What you are asked to do: The material below has pictures in it. Set down only the lines from the line containing "Convert this chart to matplotlib code." through the line containing "etvm_u1_b_err = [48.5, 50.3, 0.5, 0.5, 0.5, 0.5, 0.5, 0.5, 0.5]", word for word, and leave the pictures behind.

Records to process:
################

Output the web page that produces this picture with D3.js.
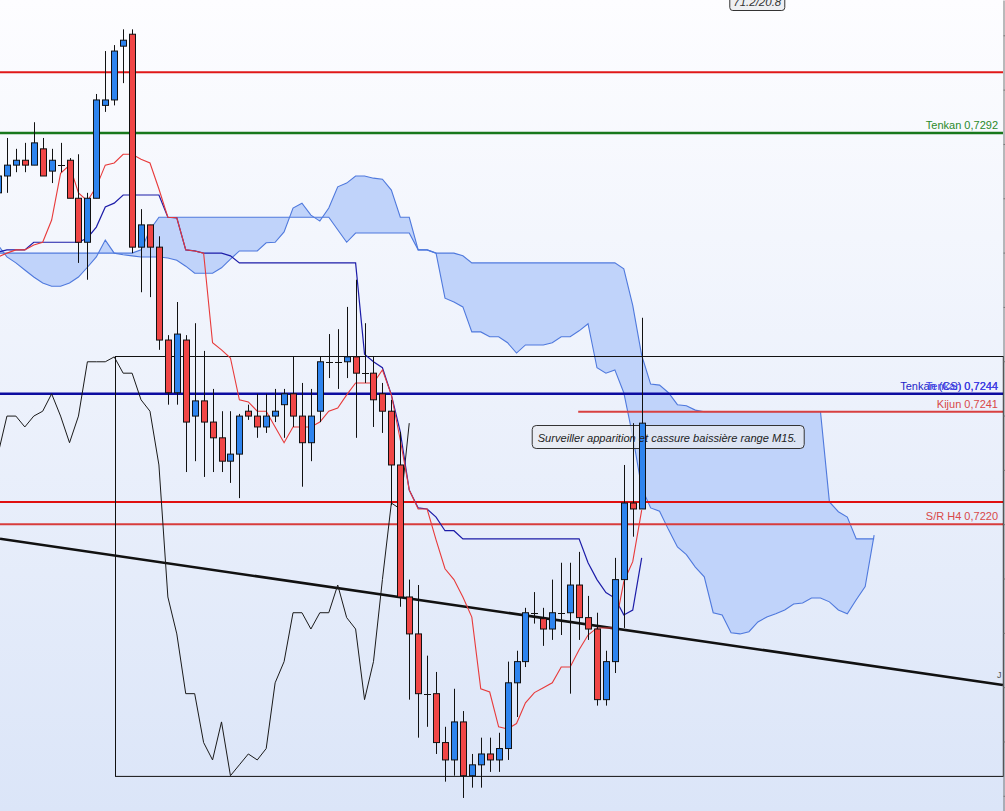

################

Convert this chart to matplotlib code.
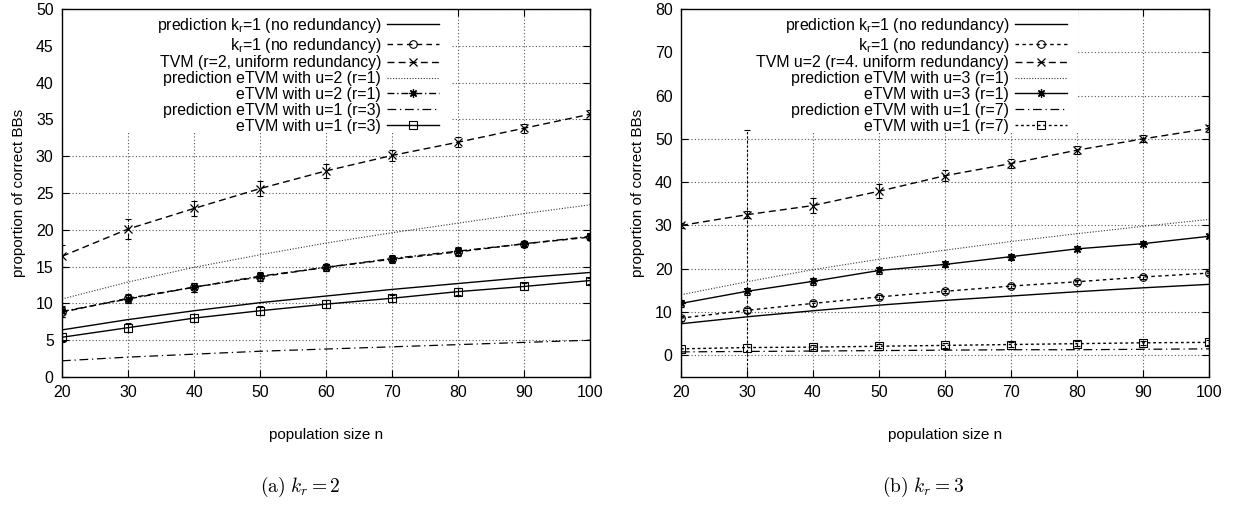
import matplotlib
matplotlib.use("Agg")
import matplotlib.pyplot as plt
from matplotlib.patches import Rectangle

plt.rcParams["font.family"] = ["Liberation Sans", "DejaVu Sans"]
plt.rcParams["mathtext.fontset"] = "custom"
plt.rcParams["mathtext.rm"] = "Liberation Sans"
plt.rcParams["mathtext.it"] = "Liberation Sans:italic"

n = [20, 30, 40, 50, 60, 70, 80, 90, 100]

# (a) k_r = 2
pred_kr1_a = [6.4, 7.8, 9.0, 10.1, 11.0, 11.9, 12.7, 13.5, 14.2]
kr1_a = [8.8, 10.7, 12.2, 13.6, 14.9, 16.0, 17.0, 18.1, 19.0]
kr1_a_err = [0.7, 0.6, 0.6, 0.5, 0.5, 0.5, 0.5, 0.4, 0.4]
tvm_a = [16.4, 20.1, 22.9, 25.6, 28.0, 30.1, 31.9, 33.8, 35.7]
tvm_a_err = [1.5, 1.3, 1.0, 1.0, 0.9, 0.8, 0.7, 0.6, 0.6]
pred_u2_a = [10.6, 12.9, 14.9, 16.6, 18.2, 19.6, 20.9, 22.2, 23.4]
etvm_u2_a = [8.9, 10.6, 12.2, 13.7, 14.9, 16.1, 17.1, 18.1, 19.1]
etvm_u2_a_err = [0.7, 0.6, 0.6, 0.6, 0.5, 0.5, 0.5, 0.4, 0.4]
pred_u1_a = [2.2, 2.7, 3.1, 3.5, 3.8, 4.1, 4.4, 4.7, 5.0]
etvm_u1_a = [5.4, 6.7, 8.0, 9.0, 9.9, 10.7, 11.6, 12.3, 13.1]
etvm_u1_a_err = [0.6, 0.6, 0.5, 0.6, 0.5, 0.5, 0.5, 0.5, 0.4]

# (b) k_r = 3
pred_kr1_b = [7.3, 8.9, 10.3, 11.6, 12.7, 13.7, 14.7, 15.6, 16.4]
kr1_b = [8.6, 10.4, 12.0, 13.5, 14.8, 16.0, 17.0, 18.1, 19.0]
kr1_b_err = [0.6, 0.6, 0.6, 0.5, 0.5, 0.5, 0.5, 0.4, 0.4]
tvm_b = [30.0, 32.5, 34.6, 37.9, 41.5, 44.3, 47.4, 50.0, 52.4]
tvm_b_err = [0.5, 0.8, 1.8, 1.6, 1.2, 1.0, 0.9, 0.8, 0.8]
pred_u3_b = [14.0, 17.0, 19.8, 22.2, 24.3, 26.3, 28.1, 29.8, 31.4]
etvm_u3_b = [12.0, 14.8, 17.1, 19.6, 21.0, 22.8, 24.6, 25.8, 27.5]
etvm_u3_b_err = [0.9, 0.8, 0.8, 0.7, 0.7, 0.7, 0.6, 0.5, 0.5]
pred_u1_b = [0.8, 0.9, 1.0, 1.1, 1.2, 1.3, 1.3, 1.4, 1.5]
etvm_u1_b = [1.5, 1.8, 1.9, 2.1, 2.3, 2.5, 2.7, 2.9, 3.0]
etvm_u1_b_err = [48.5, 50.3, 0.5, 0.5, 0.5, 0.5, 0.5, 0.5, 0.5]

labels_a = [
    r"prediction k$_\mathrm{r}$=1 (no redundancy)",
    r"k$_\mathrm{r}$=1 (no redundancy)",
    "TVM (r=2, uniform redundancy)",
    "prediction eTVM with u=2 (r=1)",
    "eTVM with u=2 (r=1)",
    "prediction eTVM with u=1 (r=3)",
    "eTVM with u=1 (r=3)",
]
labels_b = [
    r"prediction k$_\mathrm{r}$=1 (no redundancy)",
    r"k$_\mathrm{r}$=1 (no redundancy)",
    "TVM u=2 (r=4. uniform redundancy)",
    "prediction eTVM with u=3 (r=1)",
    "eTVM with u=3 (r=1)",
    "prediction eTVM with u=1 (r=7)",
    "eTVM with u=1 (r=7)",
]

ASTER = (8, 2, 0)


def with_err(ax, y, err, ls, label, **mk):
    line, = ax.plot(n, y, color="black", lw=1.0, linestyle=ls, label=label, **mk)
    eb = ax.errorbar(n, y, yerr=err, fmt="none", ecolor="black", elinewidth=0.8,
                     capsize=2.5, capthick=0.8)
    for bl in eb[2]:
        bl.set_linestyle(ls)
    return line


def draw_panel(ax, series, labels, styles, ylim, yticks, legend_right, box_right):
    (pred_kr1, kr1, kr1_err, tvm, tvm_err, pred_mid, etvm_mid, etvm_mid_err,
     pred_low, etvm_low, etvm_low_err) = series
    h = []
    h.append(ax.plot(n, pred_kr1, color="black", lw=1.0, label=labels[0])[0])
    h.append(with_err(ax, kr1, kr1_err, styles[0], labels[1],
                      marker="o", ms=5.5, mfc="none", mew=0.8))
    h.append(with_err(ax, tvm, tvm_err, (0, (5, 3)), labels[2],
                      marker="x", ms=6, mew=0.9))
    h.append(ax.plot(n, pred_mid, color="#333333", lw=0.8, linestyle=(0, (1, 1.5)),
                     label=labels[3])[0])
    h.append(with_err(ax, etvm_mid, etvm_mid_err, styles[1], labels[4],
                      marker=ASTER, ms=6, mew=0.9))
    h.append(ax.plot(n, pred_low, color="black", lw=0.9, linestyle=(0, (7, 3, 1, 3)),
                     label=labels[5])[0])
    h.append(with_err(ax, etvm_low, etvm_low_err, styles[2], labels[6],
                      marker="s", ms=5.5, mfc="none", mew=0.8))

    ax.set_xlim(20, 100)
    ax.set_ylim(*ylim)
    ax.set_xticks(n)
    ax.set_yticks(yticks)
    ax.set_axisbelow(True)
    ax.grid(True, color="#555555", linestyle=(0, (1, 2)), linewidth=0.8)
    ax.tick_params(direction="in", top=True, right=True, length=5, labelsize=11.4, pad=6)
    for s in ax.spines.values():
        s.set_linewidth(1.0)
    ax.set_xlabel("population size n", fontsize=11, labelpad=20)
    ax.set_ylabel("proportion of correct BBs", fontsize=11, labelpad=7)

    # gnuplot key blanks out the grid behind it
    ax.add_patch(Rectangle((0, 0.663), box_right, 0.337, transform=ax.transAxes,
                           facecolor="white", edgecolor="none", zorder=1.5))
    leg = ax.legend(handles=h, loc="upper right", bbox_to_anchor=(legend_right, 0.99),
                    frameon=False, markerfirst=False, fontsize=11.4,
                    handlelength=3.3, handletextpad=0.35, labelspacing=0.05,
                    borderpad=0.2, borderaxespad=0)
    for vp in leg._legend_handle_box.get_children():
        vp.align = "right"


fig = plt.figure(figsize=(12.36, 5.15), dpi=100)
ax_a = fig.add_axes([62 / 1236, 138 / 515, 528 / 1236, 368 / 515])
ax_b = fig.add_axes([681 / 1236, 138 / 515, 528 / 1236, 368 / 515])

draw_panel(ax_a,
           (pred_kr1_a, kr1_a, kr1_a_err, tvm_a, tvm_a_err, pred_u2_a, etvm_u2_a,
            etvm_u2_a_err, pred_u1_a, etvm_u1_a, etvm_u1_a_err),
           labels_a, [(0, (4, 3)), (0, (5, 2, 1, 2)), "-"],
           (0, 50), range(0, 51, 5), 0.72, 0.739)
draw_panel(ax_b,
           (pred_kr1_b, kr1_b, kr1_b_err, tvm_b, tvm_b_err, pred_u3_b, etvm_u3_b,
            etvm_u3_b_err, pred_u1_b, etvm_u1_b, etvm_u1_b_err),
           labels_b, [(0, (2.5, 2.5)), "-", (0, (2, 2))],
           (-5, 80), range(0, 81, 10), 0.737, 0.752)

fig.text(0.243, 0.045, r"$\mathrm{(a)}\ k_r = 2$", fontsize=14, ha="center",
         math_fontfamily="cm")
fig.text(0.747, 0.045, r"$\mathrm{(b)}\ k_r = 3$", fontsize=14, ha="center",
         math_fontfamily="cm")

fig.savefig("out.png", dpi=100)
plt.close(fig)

################

The reply:
Convert this chart to matplotlib code.
import matplotlib
matplotlib.use("Agg")
import matplotlib.pyplot as plt
from matplotlib.patches import Rectangle

plt.rcParams["font.family"] = ["Liberation Sans", "DejaVu Sans"]
plt.rcParams["mathtext.fontset"] = "custom"
plt.rcParams["mathtext.rm"] = "Liberation Sans"
plt.rcParams["mathtext.it"] = "Liberation Sans:italic"

n = [20, 30, 40, 50, 60, 70, 80, 90, 100]

# (a) k_r = 2
pred_kr1_a = [6.4, 7.8, 9.0, 10.1, 11.0, 11.9, 12.7, 13.5, 14.2]
kr1_a = [8.8, 10.7, 12.2, 13.6, 14.9, 16.0, 17.0, 18.1, 19.0]
kr1_a_err = [0.7, 0.6, 0.6, 0.5, 0.5, 0.5, 0.5, 0.4, 0.4]
tvm_a = [16.4, 20.1, 22.9, 25.6, 28.0, 30.1, 31.9, 33.8, 35.7]
tvm_a_err = [1.5, 1.3, 1.0, 1.0, 0.9, 0.8, 0.7, 0.6, 0.6]
pred_u2_a = [10.6, 12.9, 14.9, 16.6, 18.2, 19.6, 20.9, 22.2, 23.4]
etvm_u2_a = [8.9, 10.6, 12.2, 13.7, 14.9, 16.1, 17.1, 18.1, 19.1]
etvm_u2_a_err = [0.7, 0.6, 0.6, 0.6, 0.5, 0.5, 0.5, 0.4, 0.4]
pred_u1_a = [2.2, 2.7, 3.1, 3.5, 3.8, 4.1, 4.4, 4.7, 5.0]
etvm_u1_a = [5.4, 6.7, 8.0, 9.0, 9.9, 10.7, 11.6, 12.3, 13.1]
etvm_u1_a_err = [0.6, 0.6, 0.5, 0.6, 0.5, 0.5, 0.5, 0.5, 0.4]

# (b) k_r = 3
pred_kr1_b = [7.3, 8.9, 10.3, 11.6, 12.7, 13.7, 14.7, 15.6, 16.4]
kr1_b = [8.6, 10.4, 12.0, 13.5, 14.8, 16.0, 17.0, 18.1, 19.0]
kr1_b_err = [0.6, 0.6, 0.6, 0.5, 0.5, 0.5, 0.5, 0.4, 0.4]
tvm_b = [30.0, 32.5, 34.6, 37.9, 41.5, 44.3, 47.4, 50.0, 52.4]
tvm_b_err = [0.5, 0.8, 1.8, 1.6, 1.2, 1.0, 0.9, 0.8, 0.8]
pred_u3_b = [14.0, 17.0, 19.8, 22.2, 24.3, 26.3, 28.1, 29.8, 31.4]
etvm_u3_b = [12.0, 14.8, 17.1, 19.6, 21.0, 22.8, 24.6, 25.8, 27.5]
etvm_u3_b_err = [0.9, 0.8, 0.8, 0.7, 0.7, 0.7, 0.6, 0.5, 0.5]
pred_u1_b = [0.8, 0.9, 1.0, 1.1, 1.2, 1.3, 1.3, 1.4, 1.5]
etvm_u1_b = [1.5, 1.8, 1.9, 2.1, 2.3, 2.5, 2.7, 2.9, 3.0]
etvm_u1_b_err = [48.5, 50.3, 0.5, 0.5, 0.5, 0.5, 0.5, 0.5, 0.5]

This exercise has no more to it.